The SIDs mode is extremely efficient. The representation of a statement is just its “{s,p,o}” representation using the internal values (IVs) for that statement. This means that there is no indirection through indices when performing reverse traversal from a statement about a statement to the statement which is being described.
However, all scalable (persistence class) graph databases use indices. Even if you represent the object identifier as an integer, that integer is still indirected through an object index (and through the file system) in order to resolve the object. The GPO model caches all weakly referenced objects in RAM, so once retrieved traversal is O(1), but access to disk is never less than O(log n) since it always implies indices for an updatable data model.
There is a long history (read war) in the network (CODASYL) and relational database spaces. To my mind, both groups had useful things to say. The main argument of the relational group was that an independence between the logical representation and the physical data model was necessary and allowed for declarative query semantics which in turn allowed for sophisticated query optimization. Query optimizers can generally produce query plans that do as well as all but the very best hand coded queries. The network database camp pointed out the flexibility of the data model and eventually showed that it was possible to produce declarative query languages for network databases. The issue was eventually settled in the market place, with the relational model taking the lead for several decades. See “What goes around comes around” by Stonebreaker and Hellerstein for a somewhat slanted take on all of this.
Object database and graph databases are very closely related to the earlier network databases. The same benefits (schema flexibility) and cautions (lack of declarative query model) apply. API such as blueprints can provide great convenience, but they force all query optimization onto the application writer.
Bigdata puts a lot of effort into query optimization. The most obvious place is simply the join ordering. If you want to traverse from some vertex through some edges to some set of vertices, bigdata will do fast range counts on the access paths and decide on a join order for that computation which can be several orders of magnitude faster than naive traversal. Bigdata can also use hash joins and variable pruning to tremendously speed up queries which visit intermediate vertex sets which are not required in the final solution set. This is possible through a combination of high level declarative query (SPARQL) and dedicated query optimization code. When using bigdata in its SIDs (aka provenance aka graph database mode) you can get all of the benefit of that performance for “path traversal” in a “graph”. And you can have 50 billion edges in a graph on a single machine and efficiently scale that graph out across a cluster of machines. All in open source.
There are graph traversal patterns which do not fit neatly into a high level query language without loop constructs. SPARQL actually does provide for some of these via property paths, which we are in the process of building into bigdata. However, you can also drop into the SAIL API with bigdata and run access paths based on triple patterns which correspond more or less directly to the vertex-edge traversal patterns of blueprints, and which support not only link attributes but also links for links.
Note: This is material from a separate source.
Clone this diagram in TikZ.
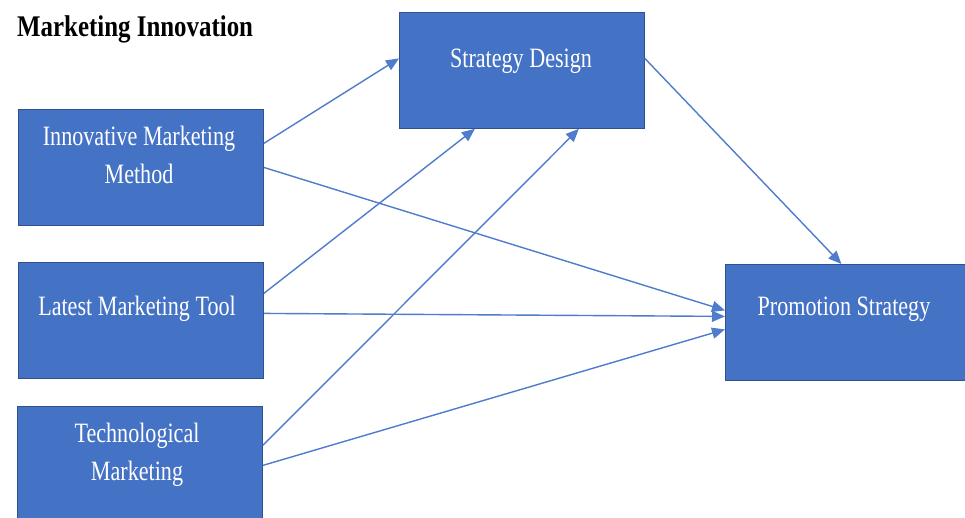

There is no native blueprints implementation for bigdata. You can certainly try the blueprints to Sail integration against the BigdataSail, but I would also encourage people to try running bigdata in its SIDs mode and enjoy the performance that you can get from optimized high level query against a high performance graph database. If you need vertex/edge traversal, you can get that from the Sail, but you will have much higher performance if you avoid the RDF Value materialization step and stay within the bigdata native API.